* Start DATA SHOWN *
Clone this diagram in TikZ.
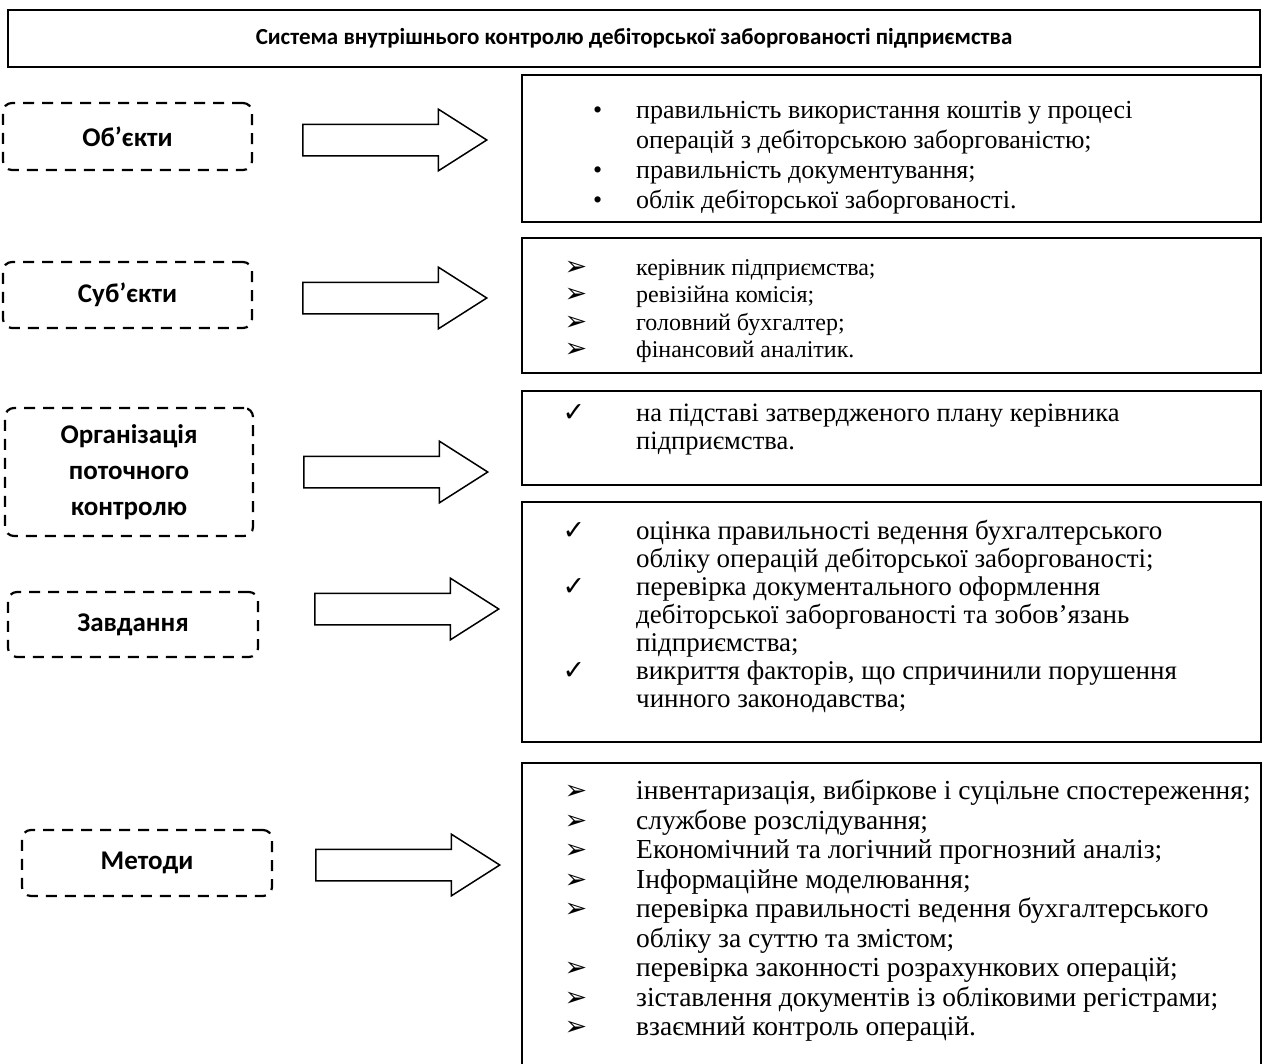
\documentclass[tikz,border=0pt]{standalone}
\usepackage{fontspec}
\setmainfont{Liberation Serif}
\newfontfamily\headfont{Carlito}
\newfontfamily\symfont{DejaVu Sans}
\usetikzlibrary{arrows.meta,shapes.arrows}

\newcommand{\dotitem}{\llap{\textbullet\hspace{34pt}}}
\newcommand{\arritem}{\llap{{\symfont\fontsize{27}{27}\selectfont ➢}\hspace{49pt}}}
\newcommand{\chkitem}{\llap{{\symfont\fontsize{27}{27}\selectfont ✓}\hspace{51pt}}}

\tikzset{
    frame/.style={draw, line width=1.6pt, inner sep=0pt, minimum width=739pt},
    dashbox/.style={draw, line width=2.2pt, dash pattern=on 11pt off 8pt, rounded corners=9pt,
        inner sep=0pt, align=center, font=\headfont\bfseries\fontsize{27}{36}\selectfont},
    blockarrow/.style={draw, line width=1.5pt, single arrow, single arrow tip angle=65,
        single arrow head extend=15pt, minimum height=184pt, inner xsep=0pt, inner ysep=15pt,
        text height=0pt, text depth=0pt, anchor=tail},
    listtext/.style={anchor=west, inner sep=0pt, align=left, font=\fontsize{27}{28}\selectfont},
}

\begin{document}
\begin{tikzpicture}[x=1pt, y=-1pt]
    \useasboundingbox (0,0) rectangle (1268,1063);
    \node[frame, minimum width=1252pt, minimum height=57pt, font=\headfont\bfseries\fontsize{23}{26}\selectfont]
        at(634,38.5)(title){Система внутрішнього контролю дебіторської заборгованості підприємства};
    % 
    \node[dashbox, minimum width=249pt, minimum height=67pt] at(127.5,136.5)(obj){Об’єкти};
    \node[blockarrow] at(302,140)(a1){};
    \node[frame, minimum height=147pt] at(891.5,148.5)(objR){};
    \node[listtext, font=\fontsize{26}{30}\selectfont] at(636,158)(objT){\dotitem правильність використання коштів у процесі\\
        операцій з дебіторською заборгованістю;\\
        \dotitem правильність документування;\\
        \dotitem облік дебіторської заборгованості.};
    % 
    \node[dashbox, minimum width=249pt, minimum height=66pt] at(127.5,295)(subj){Суб’єкти};
    \node[blockarrow] at(302,298)(a2){};
    \node[frame, minimum height=135pt] at(891.5,305.5)(subjR){};
    \node[listtext, font=\fontsize{24}{27.5}\selectfont] at(636,311)(subjT){\arritem керівник підприємства;\\
        \arritem ревізійна комісія;\\
        \arritem головний бухгалтер;\\
        \arritem фінансовий аналітик.};
    % 
    \node[dashbox, minimum width=248pt, minimum height=128pt] at(129,472)(org){Організація\\ поточного\\ контролю};
    \node[blockarrow] at(303,472)(a3){};
    \node[frame, minimum height=94pt] at(891.5,438)(orgR){};
    \node[listtext, font=\fontsize{26.5}{28}\selectfont] at(636,430)(orgT){\chkitem на підставі затвердженого плану керівника\\
        підприємства.};
    % 
    \node[dashbox, minimum width=250pt, minimum height=65pt] at(133,624.5)(task){Завдання};
    \node[blockarrow] at(314,609)(a4){};
    \node[frame, minimum height=240pt] at(891.5,622)(taskR){};
    \node[listtext] at(636,616)(taskT){\chkitem оцінка правильності ведення бухгалтерського\\
        обліку операцій дебіторської заборгованості;\\
        \chkitem перевірка документального оформлення\\
        дебіторської заборгованості та зобов’язань\\
        підприємства;\\
        \chkitem викриття факторів, що спричинили порушення\\
        чинного законодавства;};
    % 
    \node[dashbox, minimum width=250pt, minimum height=66pt] at(147,863)(meth){Методи};
    \node[blockarrow] at(315,865)(a5){};
    \node[frame, minimum height=306pt] at(891.5,916)(methR){};
    \node[listtext, font=\fontsize{27.5}{29.5}\selectfont] at(636,911)(methT){\arritem інвентаризація, вибіркове і суцільне спостереження;\\
        \arritem службове розслідування;\\
        \arritem Економічний та логічний прогнозний аналіз;\\
        \arritem Інформаційне моделювання;\\
        \arritem перевірка правильності ведення бухгалтерського\\
        обліку за суттю та змістом;\\
        \arritem перевірка законності розрахункових операцій;\\
        \arritem зіставлення документів із обліковими регістрами;\\
        \arritem взаємний контроль операцій.};
\end{tikzpicture}
\end{document}
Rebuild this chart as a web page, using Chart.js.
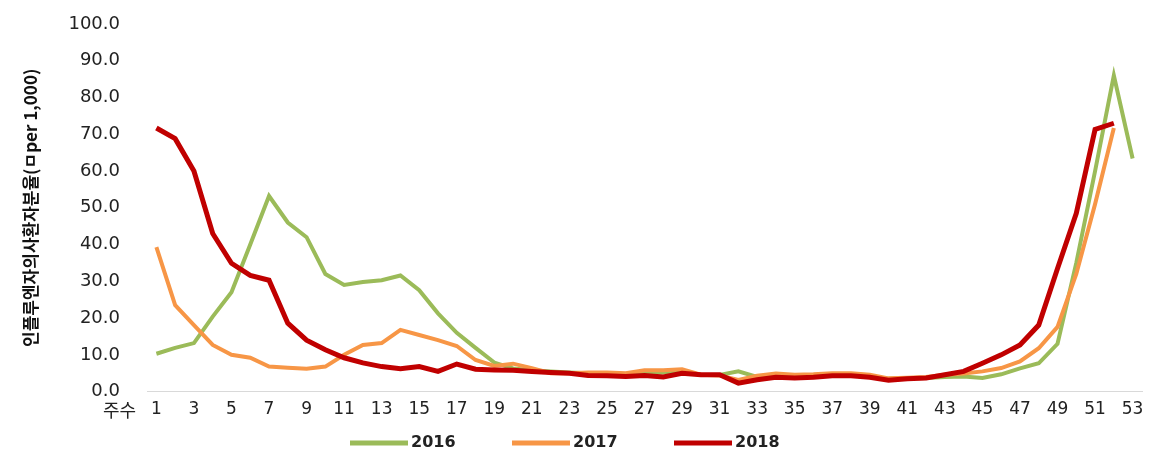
<!DOCTYPE html>
<html>
<head>
<meta charset="utf-8">
<script src="https://cdn.jsdelivr.net/npm/chart.js@4"></script>
<style>
	html, body { margin: 0; padding: 0; background: #fff; }
	#wrap { width: 1164px; height: 453px; }
</style>
</head>
<body>
<div id="wrap"><canvas id="fluChart" width="1164" height="453"></canvas></div>
<script>
// weeks 1..53
const weeks = [];
for (let w = 1; w <= 53; w++) weeks.push(w);

const y2016 = [10.3, 11.9, 13.2, 20.4, 27.0, 40.0, 53.2, 46.0, 42.0, 32.0,
	29.0, 29.8, 30.3, 31.6, 27.6, 21.3, 16.0, 11.9, 7.9, 6.3,
	5.8, 5.5, 5.2, 5.0, 4.9, 4.8, 5.0, 5.2, 5.4, 4.6,
	4.5, 5.5, 4.0, 4.4, 4.2, 4.3, 4.5, 4.4, 4.0, 3.5,
	3.6, 3.7, 4.0, 4.1, 3.7, 4.7, 6.3, 7.7, 13.0, 35.0,
	60.0, 86.0, 63.4];

const y2017 = [39.3, 23.5, 18.1, 12.7, 10.0, 9.2, 6.8, 6.5, 6.2, 6.8,
	10.0, 12.7, 13.2, 16.8, 15.4, 14.0, 12.4, 8.6, 7.0, 7.6,
	6.4, 5.0, 5.0, 5.2, 5.2, 5.0, 5.8, 5.8, 6.1, 4.6,
	4.4, 3.2, 4.3, 4.9, 4.6, 4.7, 5.0, 5.0, 4.6, 3.6,
	3.8, 4.0, 4.6, 4.9, 5.5, 6.4, 8.2, 11.8, 17.6, 32.0,
	51.0, 71.7];

const y2018 = [71.7, 68.8, 60.0, 43.0, 34.9, 31.6, 30.3, 18.6, 14.0, 11.4,
	9.2, 7.8, 6.8, 6.2, 6.8, 5.5, 7.5, 6.1, 5.9, 5.8,
	5.5, 5.2, 5.0, 4.4, 4.3, 4.1, 4.4, 4.0, 5.0, 4.6,
	4.6, 2.3, 3.2, 3.9, 3.7, 3.9, 4.3, 4.3, 3.9, 3.1,
	3.5, 3.7, 4.6, 5.5, 7.7, 10.0, 12.7, 18.1, 33.5, 48.5,
	71.3, 73.0];

const seriesNames = ['2016', '2017', '2018'];
const seriesColors = ['#9bbb59', '#f79646', '#c00000'];

const fontKR = '"Noto Sans CJK KR", "Noto Sans", sans-serif';
const fontNum = '"DejaVu Sans", sans-serif';

// "주수" sits to the left of the first week label
const weekTitle = {
	id: 'weekTitle',
	afterDraw(chart) {
		let ctx = chart.ctx;
		let xs = chart.scales.x;
		ctx.save();
		ctx.font = '18px ' + fontKR;
		ctx.fillStyle = '#222';
		ctx.textAlign = 'right';
		ctx.textBaseline = 'middle';
		ctx.fillText('주수', xs.left - 11, xs.top + 19);
		ctx.restore();
	}
};

// legend row under the axis: long line swatch, bold year right next to it
const lineLegend = {
	id: 'lineLegend',
	afterDraw(chart) {
		let ctx = chart.ctx;
		let x = 350;
		let y = 443;
		ctx.save();
		ctx.font = 'bold 16px ' + fontNum;
		ctx.textBaseline = 'middle';
		ctx.textAlign = 'left';
		chart.data.datasets.forEach(function(ds) {
			ctx.strokeStyle = ds.borderColor;
			ctx.lineWidth = 5;
			ctx.beginPath();
			ctx.moveTo(x, y);
			ctx.lineTo(x + 58, y);
			ctx.stroke();
			ctx.fillStyle = '#222';
			ctx.fillText(ds.label, x + 61, y);
			x += 162;
		});
		ctx.restore();
	}
};

function makeSet(i, values, width, order)
{
	return {
		label: seriesNames[i],
		data: values,
		borderColor: seriesColors[i],
		backgroundColor: seriesColors[i],
		borderWidth: width,
		pointRadius: 0,
		tension: 0,
		fill: false,
		order: order,
	};
}

let ctx = document.getElementById('fluChart').getContext('2d');
new Chart(ctx, {
	type: 'line',
	data: {
		labels: weeks,
		datasets: [
			makeSet(0, y2016, 4, 3),
			makeSet(1, y2017, 4, 2),
			makeSet(2, y2018, 5, 1),
		],
	},
	options: {
		responsive: false,
		animation: false,
		layout: { padding: { left: 0, right: 22, top: 24, bottom: 25 } },
		plugins: {
			tooltip: { enabled: false },
			legend: { display: false },
		},
		scales: {
			x: {
				type: 'category',
				offset: true,
				afterFit: function(scale) {
					scale.paddingLeft = 0;
					scale.paddingRight = 0;
				},
				grid: { display: false, drawTicks: false },
				border: { display: true, color: '#d9d9d9', width: 1 },
				ticks: {
					autoSkip: false,
					maxRotation: 0,
					padding: 8,
					color: '#222',
					font: { family: fontNum, size: 17 },
					callback: function(value, index) {
						let w = weeks[index];
						return (w % 2 === 1) ? String(w) : '';
					},
				},
			},
			y: {
				min: 0,
				max: 100,
				afterFit: function(scale) {
					scale.width = 147;
					scale.paddingTop = 0;
					scale.paddingBottom = 0;
				},
				grid: { display: false, drawTicks: false },
				border: { display: false },
				ticks: {
					stepSize: 10,
					padding: 27,
					color: '#222',
					font: { family: fontNum, size: 18 },
					callback: (v) => v.toFixed(1),
				},
				title: {
					display: true,
					text: '인플루엔자의사환자분율(ㅁper 1,000)',
					color: '#111',
					padding: { top: 20, bottom: 0 },
					font: { family: fontKR, size: 17, weight: 'bold' },
				},
			},
		},
	},
	plugins: [weekTitle, lineLegend],
});
</script>
</body>
</html>
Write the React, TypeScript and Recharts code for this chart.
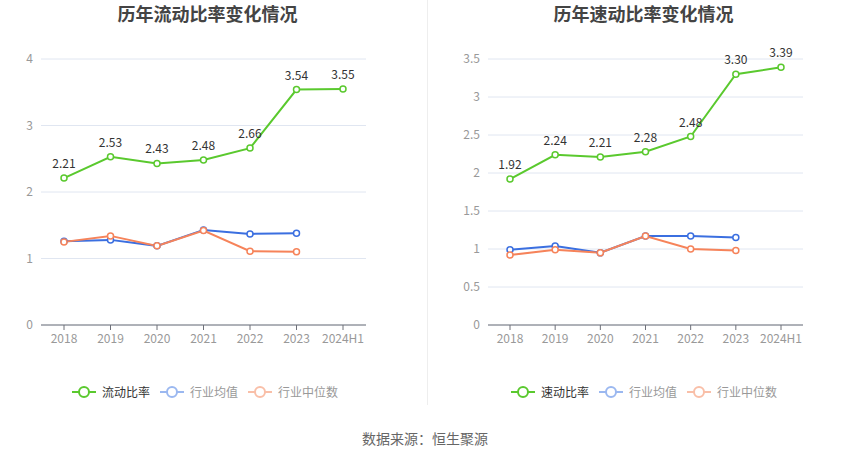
import React from "react";
import { LineChart, Line, XAxis, YAxis, CartesianGrid, LabelList } from "recharts";

const years = ["2018", "2019", "2020", "2021", "2022", "2023", "2024H1"];
const currentRatio = [2.21, 2.53, 2.43, 2.48, 2.66, 3.54, 3.55];
const currentAvg = [1.26, 1.28, 1.19, 1.43, 1.37, 1.38, null];
const currentMedian = [1.25, 1.34, 1.19, 1.42, 1.11, 1.1, null];
const quickRatio = [1.92, 2.24, 2.21, 2.28, 2.48, 3.3, 3.39];
const quickAvg = [0.99, 1.04, 0.95, 1.17, 1.17, 1.15, null];
const quickMedian = [0.92, 0.99, 0.95, 1.17, 1.0, 0.98, null];
const leftTicks = [0, 1, 2, 3, 4];
const rightTicks = [0, 0.5, 1, 1.5, 2, 2.5, 3, 3.5];

const GREEN = "#5ac92e";
const BLUE = "#3b6fe0";
const ORANGE = "#f6835a";
const FONT = "'Noto Sans CJK SC', 'Noto Sans', sans-serif";

const build = (main: number[], avg: (number | null)[], med: (number | null)[]) =>
  years.map((y, i) => ({ year: y, main: main[i], avg: avg[i], med: med[i] }));

const leftData = build(currentRatio, currentAvg, currentMedian);
const rightData = build(quickRatio, quickAvg, quickMedian);

const fmtTick = (v: number) => String(v);

function LegendItem({ color, text, textColor }: { color: string; text: string; textColor: string }) {
  return (
    <div style={{ display: "flex", alignItems: "center", marginRight: 10 }}>
      <svg width={24} height={14} style={{ marginRight: 6 }}>
        <line x1={0} y1={7} x2={24} y2={7} stroke={color} strokeWidth={2} />
        <circle cx={12} cy={7} r={5} fill="#fff" stroke={color} strokeWidth={2} />
      </svg>
      <span style={{ fontSize: 12, color: textColor }}>{text}</span>
    </div>
  );
}

function Panel({
  left,
  title,
  titleShift,
  data,
  mainName,
  ticks,
  domainMax,
  yWidth,
  rightMargin,
  pad,
  legendLeft,
}: {
  left: number;
  title: string;
  titleShift: number;
  data: any[];
  mainName: string;
  ticks: number[];
  domainMax: number;
  yWidth: number;
  rightMargin: number;
  pad: number;
  legendLeft: number;
}) {
  return (
    <div style={{ position: "absolute", left, top: 0, width: 425, height: 459 }}>
      <div
        style={{
          position: "absolute",
          top: 0,
          left: titleShift,
          width: 425,
          textAlign: "center",
          fontSize: 18,
          lineHeight: "26px",
          fontWeight: 700,
          color: "#444",
          fontFamily: FONT,
        }}
      >
        {title}
      </div>
      <LineChart
        width={425}
        height={459}
        data={data}
        margin={{ top: 59, right: rightMargin, bottom: 104, left: 0 }}
        style={{ fontFamily: FONT }}
      >
        <CartesianGrid vertical={false} stroke="#e0e6f1" />
        <XAxis
          dataKey="year"
          interval={0}
          height={30}
          padding={{ left: pad, right: pad }}
          stroke="#6e7079"
          tick={{ fill: "#999", fontSize: 12 }}
          tickSize={5}
          tickMargin={4}
        />
        <YAxis
          width={yWidth}
          domain={[0, domainMax]}
          ticks={ticks}
          axisLine={false}
          tickLine={false}
          tickFormatter={fmtTick}
          tick={{ fill: "#999", fontSize: 12 }}
        />
        <Line
          dataKey="avg"
          stroke={BLUE}
          strokeWidth={2}
          dot={{ r: 3, fill: "#fff", stroke: BLUE, strokeWidth: 1.5 }}
          isAnimationActive={false}
          connectNulls={false}
        />
        <Line
          dataKey="med"
          stroke={ORANGE}
          strokeWidth={2}
          dot={{ r: 3, fill: "#fff", stroke: ORANGE, strokeWidth: 1.5 }}
          isAnimationActive={false}
          connectNulls={false}
        />
        <Line
          dataKey="main"
          stroke={GREEN}
          strokeWidth={2}
          dot={{ r: 3, fill: "#fff", stroke: GREEN, strokeWidth: 1.5 }}
          isAnimationActive={false}
        >
          <LabelList
            dataKey="main"
            position="top"
            offset={10}
            formatter={(v: any) => Number(v).toFixed(2)}
            style={{ fill: "#333", fontSize: 12 }}
          />
        </Line>
      </LineChart>
      <div
        style={{
          position: "absolute",
          top: 383,
          left: legendLeft,
          display: "flex",
          fontFamily: FONT,
        }}
      >
        <LegendItem color={GREEN} text={mainName} textColor="#333" />
        <LegendItem color="#9bb8f0" text="行业均值" textColor="#999" />
        <LegendItem color="#f9bfa8" text="行业中位数" textColor="#999" />
      </div>
    </div>
  );
}

export default function App() {
  return (
    <div
      style={{
        position: "absolute",
        left: 0,
        top: 0,
        width: 850,
        height: 459,
        background: "#fff",
        overflow: "hidden",
        fontFamily: FONT,
      }}
    >
      <Panel
        left={0}
        title="历年流动比率变化情况"
        titleShift={-5}
        data={leftData}
        mainName="流动比率"
        ticks={leftTicks}
        domainMax={4}
        yWidth={41}
        rightMargin={59}
        pad={23}
        legendLeft={72}
      />
      <Panel
        left={425}
        title="历年速动比率变化情况"
        titleShift={6}
        data={rightData}
        mainName="速动比率"
        ticks={rightTicks}
        domainMax={3.5}
        yWidth={63}
        rightMargin={47}
        pad={22}
        legendLeft={86}
      />
      <div style={{ position: "absolute", left: 427, top: 0, width: 1, height: 405, background: "#eee" }} />
      <div
        style={{
          position: "absolute",
          top: 428,
          left: 0,
          width: 850,
          textAlign: "center",
          fontSize: 14,
          lineHeight: "20px",
          color: "#666",
        }}
      >
        数据来源：恒生聚源
      </div>
    </div>
  );
}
* End DATA SHOWN *
* _TASK GOAL_: Leaving out the pictures, extract the stretch from the line holding "Write the React, TypeScript" through the line holding "const rightTicks = [0, 0.5, 1, 1.5, 2, 2.5, 3, 3.5];", word for word.

* _CORRECT RESPONSE_:
Write the React, TypeScript and Recharts code for this chart.
import React from "react";
import { LineChart, Line, XAxis, YAxis, CartesianGrid, LabelList } from "recharts";

const years = ["2018", "2019", "2020", "2021", "2022", "2023", "2024H1"];
const currentRatio = [2.21, 2.53, 2.43, 2.48, 2.66, 3.54, 3.55];
const currentAvg = [1.26, 1.28, 1.19, 1.43, 1.37, 1.38, null];
const currentMedian = [1.25, 1.34, 1.19, 1.42, 1.11, 1.1, null];
const quickRatio = [1.92, 2.24, 2.21, 2.28, 2.48, 3.3, 3.39];
const quickAvg = [0.99, 1.04, 0.95, 1.17, 1.17, 1.15, null];
const quickMedian = [0.92, 0.99, 0.95, 1.17, 1.0, 0.98, null];
const leftTicks = [0, 1, 2, 3, 4];
const rightTicks = [0, 0.5, 1, 1.5, 2, 2.5, 3, 3.5];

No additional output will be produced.